Jusque là, les Etats renâclaient à publier les performances nationales en matière de respect des engagements budgétaires pris au titre des programmes de coopération. Comme le souligne par ailleurs l’eurodéputé PPE Alain Lamassoure, « Le recours à ces comparaisons nationales était au cœur de la stratégie de Lisbonne. Mais les gouvernements se sont opposés à la publication, autre que confidentielle, des performances individuelles, qui n’aurait pas été flatteuse pour certains amours-propres nationaux. Cette comparaison, ce ‘benchmarking’, est pourtant un outil essentiel. La mobilisation des parlements est la meilleure garantie de sa large diffusion auprès des médias et des opinions publiques ».
Ce débat d’orientation prendrait en compte des hypothèses économiques communes – prévisions relatives aux PIB, aux taux d’intérêt, au cours de l’euro, au prix du baril, etc. – pour garantir une stabilité financière auxdites consolidations/rationalisations. « Ce qui marquerait un progrès sensible par rapport à la pratique actuelle, où chacun choisit les prévisions qui facilitent ses choix. Ainsi, l’ouverture du débat national sur les orientations budgétaires par la prise en compte de la dimension européenne et des perspectives de chacun des partenaires serait un rempart non négligeable contre la tentation du repli sur soi » précise le rapport.
Il va sans dire que la mise en œuvre effective du dispositif dit du ‘semestre européen’ évoqué par la Commission européenne dans ses recommandations à l’égard de la nouvelle gouvernance économique de l’Union participeront à créer un environnement budgétaire, structurel et macroéconomique particulièrement propice au lancement de ces réformes.
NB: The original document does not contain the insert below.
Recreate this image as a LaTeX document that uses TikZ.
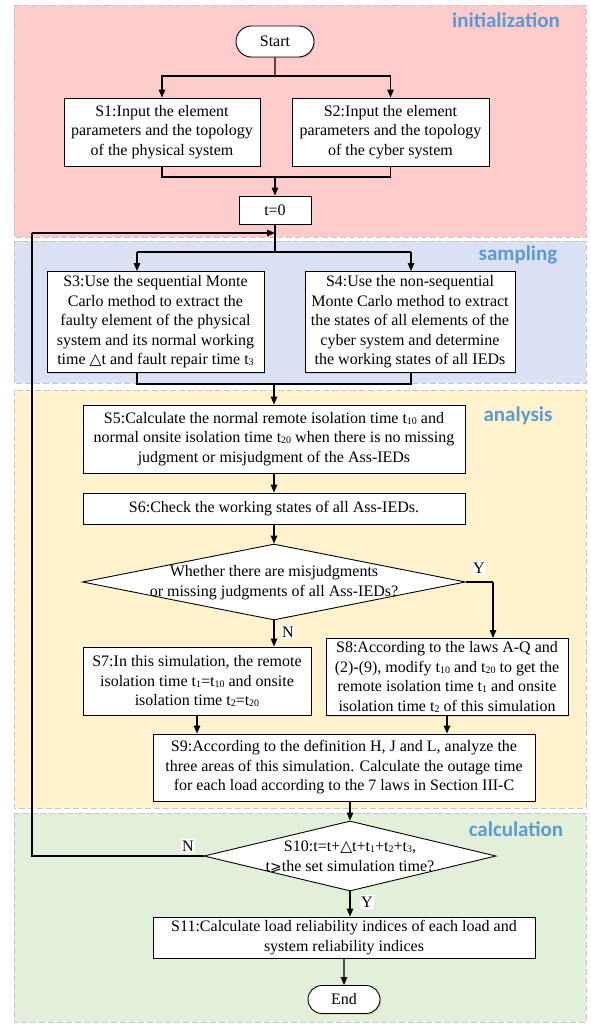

Selon ce dispositif, les Etats membres devront présenter simultanément à la Commission leurs programmes de stabilité ou de convergence (dont le contenu sera adapté à l’exercice) et les programmes nationaux de réformes, afin qu’une coordination ex ante puisse avoir lieu. « La complémentarité des plans nationaux avant que les décisions finales sur le budget de l’année suivante ne soient prises dans les Etats membres », précise la communication. Il ne s’agit pas d’interférer avec la souveraineté des parlements nationaux, a de nouveau répété devant la presse Olli Rehn, « mais de s’assurer que les budget nationaux sont cohérents avec les engagements européens des Etats membres et ne mettent pas en danger la stabilité financière en Europe ».
Reste à convaincre les différents acteurs traditionnels de la politique de sécurité et de défense commune (ministères de la défense et des affaires étrangères, Conseil) du bienfondé de ces propositions afin qu’ils ne retardent pas sine die la mise en œuvre effective de la CSP.